Ultimate Indifference

Camera Lucida’s reader is clearly aware of Barthes’ fascination with the “madness” of the photo. He is intrigued by the “photographic ecstasy” (Barthes 119) derived from the absolute and original realism that the photograph embodies – its powerful existence as pure, undeniable evidence. In viewing the photograph, the spectator is actually confronting the “terrified conscious” (Barthes 119) of Time’s domineering power of his/her own mortality. Therefore, it is understandable that society attempts to tame the photograph – we are inherently in denial (or at least terrified by the concept) of our own mortality. Barthes claims that cinema acts as a medium for this taming process. As a society, we find comfort in the fictionality of the “hermetically sealed world” (Mulvey 201) that mainstream cinema provides – it gives us the illusion of a safe reality unbounded by Time.
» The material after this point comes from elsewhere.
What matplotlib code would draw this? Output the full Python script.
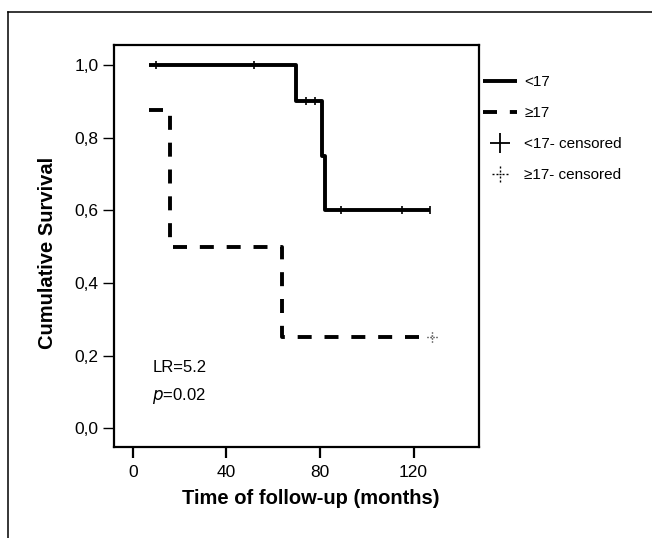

By taming the power of the photograph, we enable “pleasure [to pass] through the image” (Barthes 118). Just as Mulvey’s two forms of pleasure (voyeurism and narcissism) are ultimately means of distracting men from their castration anxiety, the overall purpose of entertainment is a means of distracting society from Time anxiety – cinema is a distraction from the terror of reality that photographs induce.

However, Barthes also states that it is this ideological “universalized image” that lacks originally, and consequently, the intriguing, essential punctum. Therefore he requests that we “abolish the images” (Barthes 119) that are distracting us from reality, thereby promoting the notion of confrontation. But what good would come out of this confrontation? I project Barthes’ notion to inevitably be a never-ending circle constantly returning to societal indifference: so we confront the reality of Death through photographs and then accept our fate and our powerlessness under Time’s authority. Soon, this acceptance would become a casual, detracting from the wounding bite of the punctum (which Barthes deems is the source of power from the photo). Without this punctum and through our casual acceptance of fate through confrontation with reality, we would then become, once again, indifferent. Barthes claims that the choice between settling with comforting “perfect illusions” and confronting “the wakening of intractable reality” (Barthes 119) is his ultimate decision. My response is this: it doesn’t matter – either route will eventually lead to societal indifference.